Stephen Byers, the standards minister, announced this week that Pounds 22 million is to be spent over the next two years on grants for local authority schemes to combat truancy and reduce the number of exclusions. The move is the first attempt to translate the aims of the new Social Exclusion Unit into action, and the money will come from the section of the Standards Fund set aside for improving behaviour and attendance.

The projects include giving parents in Durham electronic pagers so that the school can contact them immediately if their child hasn’t turned up, special tutors to work one-to-one with Devon children who are reluctant to go to school and, in Bristol, mentors for black pupils in an attempt to establish better links between families and school and reduce exclusions.

Mr Byers said: “If our youngsters are not in the classroom they are not learning.” Action on absence was urgent, he emphasised, because more than 1 million pupils were absent without permission in 1996-97, and more than half of these were primary pupils. Also, during the previous year, 12,500 pupils were permanently excluded from school, an increase of 13 per cent on the previous year.

The Government hopes that these local projects will mesh with plans for home-school contracts and behaviour support plans to provide a comprehensive school attendance policy.

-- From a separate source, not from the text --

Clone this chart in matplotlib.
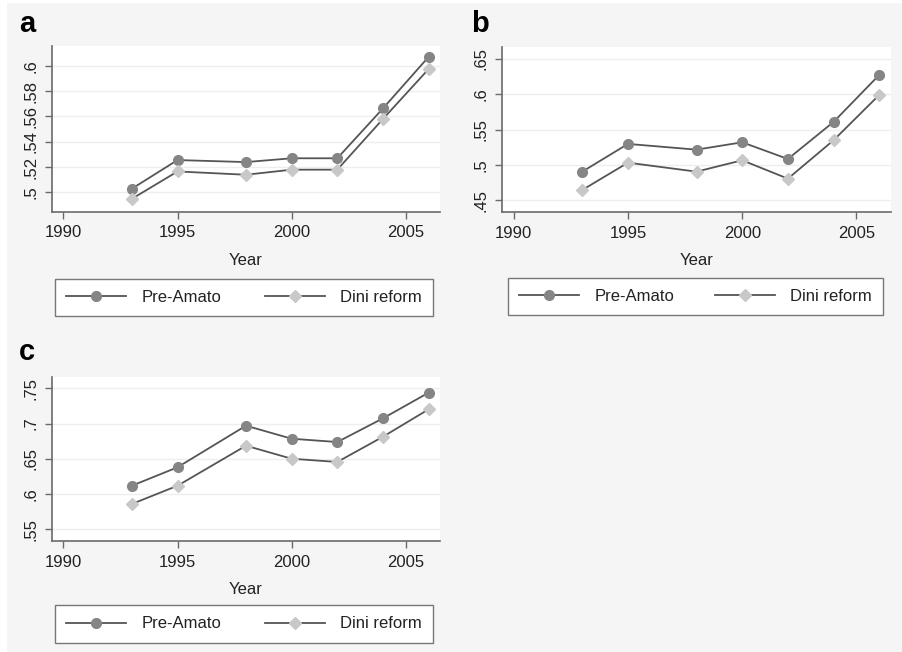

* Ministers have approved a separate Pounds 22m package helping to make schools safer, in response to recommendations by the working group on school security 18 months ago.

The initiative includes guidance to teachers on dealing with intruders and troublemakers in and around school premises. It outlines the law relating to trespass and the possession of offensive weapons, liaising with police and developing school security strategies.

The grant - which includes Pounds 2m for grant-maintained schools - comes on top of Pounds 6m allocated for similar purposes in the autumn.

The new money will be earmarked for security measures such as closed-circuit television, new fences or training staff in personal safety techniques.

Announcing the grant, education junior minister Estelle Morris said: “Maintaining a secure environment both for pupils and for teachers is crucial . . . Nuisance, disturbance, vandalism and other problems are all too common in our schools and the guidance will be an invaluable source of information, which helps to ensure that the laws available are better understood and more consistently applied.”

The working group was set up two years ago following the death of Philip Lawrence, the London headteacher who was stabbed outside his school. One of its recommendations, published in May 1996, was that the Government should make specific grants available for the improvement of school security.